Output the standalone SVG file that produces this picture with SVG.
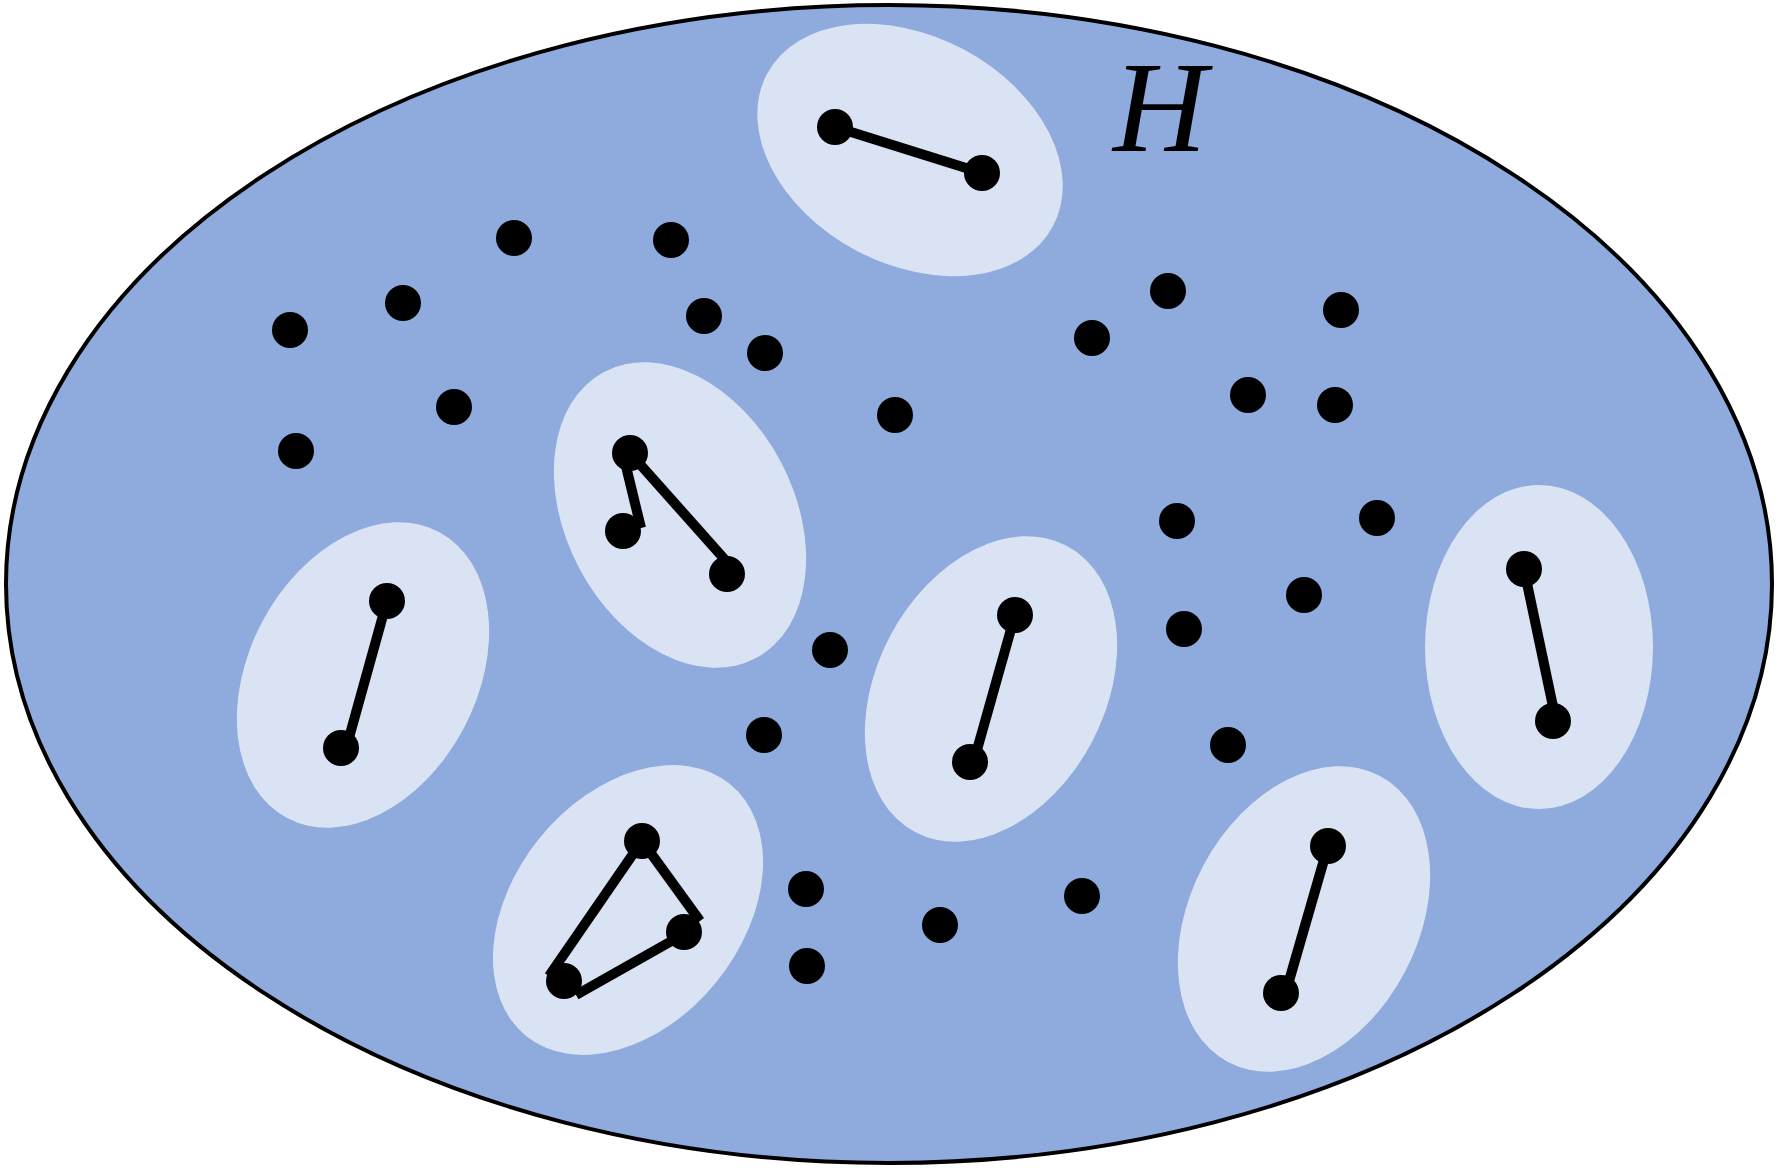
<svg xmlns="http://www.w3.org/2000/svg" width="1778" height="1168" viewBox="0 0 1778 1168">
<style>
.dot{fill:#000}
.cl{fill:#DAE3F3}
.e{stroke:#000;stroke-width:10;fill:none}
.lbl{font-family:"Liberation Serif","Times New Roman",Times,serif;font-style:italic;font-size:130px;fill:#000}
</style>
<rect width="1778" height="1168" fill="#fff"/>
<g id="H">
<ellipse cx="889" cy="584" rx="883" ry="579" fill="#8FAADC" stroke="#000" stroke-width="4"/>
<text class="lbl" x="1160" y="151" text-anchor="middle">H</text>
</g>
<g id="clusters">
<ellipse id="c1" class="cl" cx="910" cy="150" rx="162" ry="114" transform="rotate(28 910 150)"/>
<ellipse id="c2" class="cl" cx="680" cy="515" rx="114" ry="162" transform="rotate(-28 680 515)"/>
<ellipse id="c3" class="cl" cx="363" cy="675" rx="114" ry="162" transform="rotate(28 363 675)"/>
<ellipse id="c4" class="cl" cx="991" cy="689" rx="114" ry="162" transform="rotate(28 991 689)"/>
<ellipse id="c5" class="cl" cx="628" cy="910" rx="114" ry="162" transform="rotate(39 628 910)"/>
<ellipse id="c6" class="cl" cx="1304" cy="919" rx="114" ry="162" transform="rotate(28 1304 919)"/>
<ellipse id="c7" class="cl" cx="1539" cy="647" rx="114" ry="162"/>
</g>
<g id="edges">
<line class="e" x1="835" y1="127" x2="982" y2="173"/>
<line class="e" x1="624" y1="458" x2="641" y2="528"/>
<line class="e" x1="630" y1="453" x2="727" y2="562"/>
<line class="e" x1="387" y1="601" x2="347" y2="745"/>
<line class="e" x1="1015" y1="615" x2="975" y2="757"/>
<line class="e" x1="642" y1="841" x2="700" y2="921"/>
<line class="e" x1="642" y1="841" x2="549" y2="976"/>
<line class="e" x1="576" y1="995" x2="684" y2="934"/>
<line class="e" x1="1328" y1="846" x2="1287" y2="988"/>
<line class="e" x1="1524" y1="569" x2="1555" y2="716"/>
</g>
<g id="nodes">
<circle class="dot" cx="835" cy="127" r="18"/>
<circle class="dot" cx="982" cy="173" r="18"/>
<circle class="dot" cx="630" cy="453" r="18"/>
<circle class="dot" cx="623" cy="531" r="18"/>
<circle class="dot" cx="727" cy="574" r="18"/>
<circle class="dot" cx="387" cy="601" r="18"/>
<circle class="dot" cx="341" cy="748" r="18"/>
<circle class="dot" cx="1015" cy="615" r="18"/>
<circle class="dot" cx="970" cy="762" r="18"/>
<circle class="dot" cx="642" cy="841" r="18"/>
<circle class="dot" cx="684" cy="932" r="18"/>
<circle class="dot" cx="564" cy="981" r="18"/>
<circle class="dot" cx="1328" cy="846" r="18"/>
<circle class="dot" cx="1281" cy="993" r="18"/>
<circle class="dot" cx="1524" cy="569" r="18"/>
<circle class="dot" cx="1553" cy="721" r="18"/>
<circle class="dot" cx="514" cy="238" r="18"/>
<circle class="dot" cx="671" cy="240" r="18"/>
<circle class="dot" cx="403" cy="303" r="18"/>
<circle class="dot" cx="290" cy="330" r="18"/>
<circle class="dot" cx="704" cy="316" r="18"/>
<circle class="dot" cx="765" cy="353" r="18"/>
<circle class="dot" cx="454" cy="407" r="18"/>
<circle class="dot" cx="296" cy="451" r="18"/>
<circle class="dot" cx="895" cy="415" r="18"/>
<circle class="dot" cx="1168" cy="291" r="18"/>
<circle class="dot" cx="1092" cy="338" r="18"/>
<circle class="dot" cx="1341" cy="310" r="18"/>
<circle class="dot" cx="1248" cy="395" r="18"/>
<circle class="dot" cx="1335" cy="405" r="18"/>
<circle class="dot" cx="1177" cy="521" r="18"/>
<circle class="dot" cx="1377" cy="518" r="18"/>
<circle class="dot" cx="1304" cy="595" r="18"/>
<circle class="dot" cx="1184" cy="629" r="18"/>
<circle class="dot" cx="1228" cy="745" r="18"/>
<circle class="dot" cx="830" cy="650" r="18"/>
<circle class="dot" cx="764" cy="735" r="18"/>
<circle class="dot" cx="806" cy="889" r="18"/>
<circle class="dot" cx="807" cy="966" r="18"/>
<circle class="dot" cx="940" cy="925" r="18"/>
<circle class="dot" cx="1082" cy="896" r="18"/>
</g>
</svg>
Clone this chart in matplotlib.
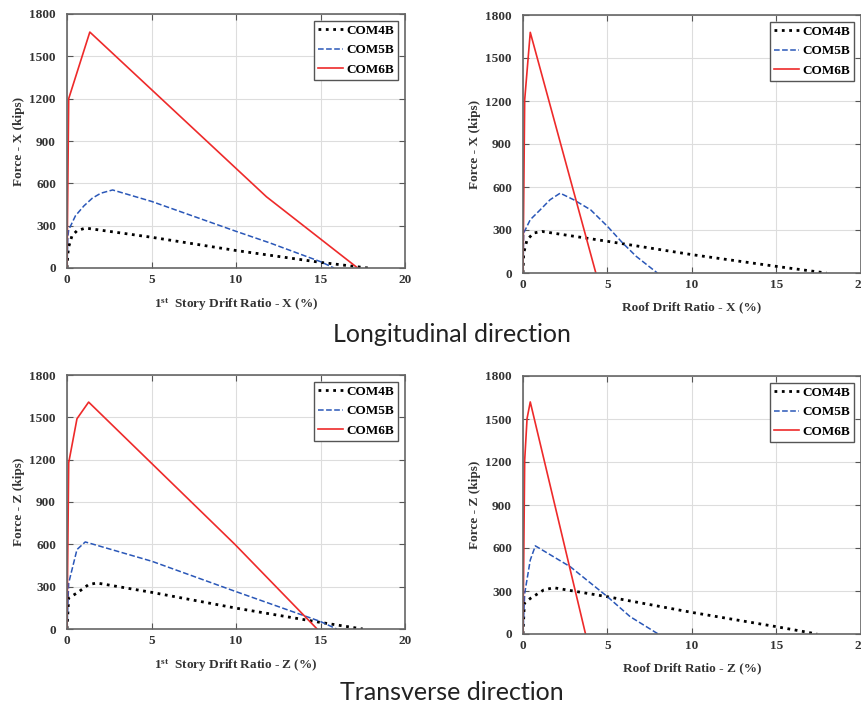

• **Work to be completed**
Copy all of the entries verbatim, leaving out any pictures they contain.

• **The completed task**
Output the standalone SVG file that produces this picture with SVG.
<svg xmlns="http://www.w3.org/2000/svg" width="1778" height="1168" viewBox="0 0 1778 1168">
<style>
.dot{fill:#000}
.cl{fill:#DAE3F3}
.e{stroke:#000;stroke-width:10;fill:none}
.lbl{font-family:"Liberation Serif","Times New Roman",Times,serif;font-style:italic;font-size:130px;fill:#000}
</style>
<rect width="1778" height="1168" fill="#fff"/>
<g id="H">
<ellipse cx="889" cy="584" rx="883" ry="579" fill="#8FAADC" stroke="#000" stroke-width="4"/>
<text class="lbl" x="1160" y="151" text-anchor="middle">H</text>
</g>
<g id="clusters">
<ellipse id="c1" class="cl" cx="910" cy="150" rx="162" ry="114" transform="rotate(28 910 150)"/>
<ellipse id="c2" class="cl" cx="680" cy="515" rx="114" ry="162" transform="rotate(-28 680 515)"/>
<ellipse id="c3" class="cl" cx="363" cy="675" rx="114" ry="162" transform="rotate(28 363 675)"/>
<ellipse id="c4" class="cl" cx="991" cy="689" rx="114" ry="162" transform="rotate(28 991 689)"/>
<ellipse id="c5" class="cl" cx="628" cy="910" rx="114" ry="162" transform="rotate(39 628 910)"/>
<ellipse id="c6" class="cl" cx="1304" cy="919" rx="114" ry="162" transform="rotate(28 1304 919)"/>
<ellipse id="c7" class="cl" cx="1539" cy="647" rx="114" ry="162"/>
</g>
<g id="edges">
<line class="e" x1="835" y1="127" x2="982" y2="173"/>
<line class="e" x1="624" y1="458" x2="641" y2="528"/>
<line class="e" x1="630" y1="453" x2="727" y2="562"/>
<line class="e" x1="387" y1="601" x2="347" y2="745"/>
<line class="e" x1="1015" y1="615" x2="975" y2="757"/>
<line class="e" x1="642" y1="841" x2="700" y2="921"/>
<line class="e" x1="642" y1="841" x2="549" y2="976"/>
<line class="e" x1="576" y1="995" x2="684" y2="934"/>
<line class="e" x1="1328" y1="846" x2="1287" y2="988"/>
<line class="e" x1="1524" y1="569" x2="1555" y2="716"/>
</g>
<g id="nodes">
<circle class="dot" cx="835" cy="127" r="18"/>
<circle class="dot" cx="982" cy="173" r="18"/>
<circle class="dot" cx="630" cy="453" r="18"/>
<circle class="dot" cx="623" cy="531" r="18"/>
<circle class="dot" cx="727" cy="574" r="18"/>
<circle class="dot" cx="387" cy="601" r="18"/>
<circle class="dot" cx="341" cy="748" r="18"/>
<circle class="dot" cx="1015" cy="615" r="18"/>
<circle class="dot" cx="970" cy="762" r="18"/>
<circle class="dot" cx="642" cy="841" r="18"/>
<circle class="dot" cx="684" cy="932" r="18"/>
<circle class="dot" cx="564" cy="981" r="18"/>
<circle class="dot" cx="1328" cy="846" r="18"/>
<circle class="dot" cx="1281" cy="993" r="18"/>
<circle class="dot" cx="1524" cy="569" r="18"/>
<circle class="dot" cx="1553" cy="721" r="18"/>
<circle class="dot" cx="514" cy="238" r="18"/>
<circle class="dot" cx="671" cy="240" r="18"/>
<circle class="dot" cx="403" cy="303" r="18"/>
<circle class="dot" cx="290" cy="330" r="18"/>
<circle class="dot" cx="704" cy="316" r="18"/>
<circle class="dot" cx="765" cy="353" r="18"/>
<circle class="dot" cx="454" cy="407" r="18"/>
<circle class="dot" cx="296" cy="451" r="18"/>
<circle class="dot" cx="895" cy="415" r="18"/>
<circle class="dot" cx="1168" cy="291" r="18"/>
<circle class="dot" cx="1092" cy="338" r="18"/>
<circle class="dot" cx="1341" cy="310" r="18"/>
<circle class="dot" cx="1248" cy="395" r="18"/>
<circle class="dot" cx="1335" cy="405" r="18"/>
<circle class="dot" cx="1177" cy="521" r="18"/>
<circle class="dot" cx="1377" cy="518" r="18"/>
<circle class="dot" cx="1304" cy="595" r="18"/>
<circle class="dot" cx="1184" cy="629" r="18"/>
<circle class="dot" cx="1228" cy="745" r="18"/>
<circle class="dot" cx="830" cy="650" r="18"/>
<circle class="dot" cx="764" cy="735" r="18"/>
<circle class="dot" cx="806" cy="889" r="18"/>
<circle class="dot" cx="807" cy="966" r="18"/>
<circle class="dot" cx="940" cy="925" r="18"/>
<circle class="dot" cx="1082" cy="896" r="18"/>
</g>
</svg>
Clone this chart in matplotlib.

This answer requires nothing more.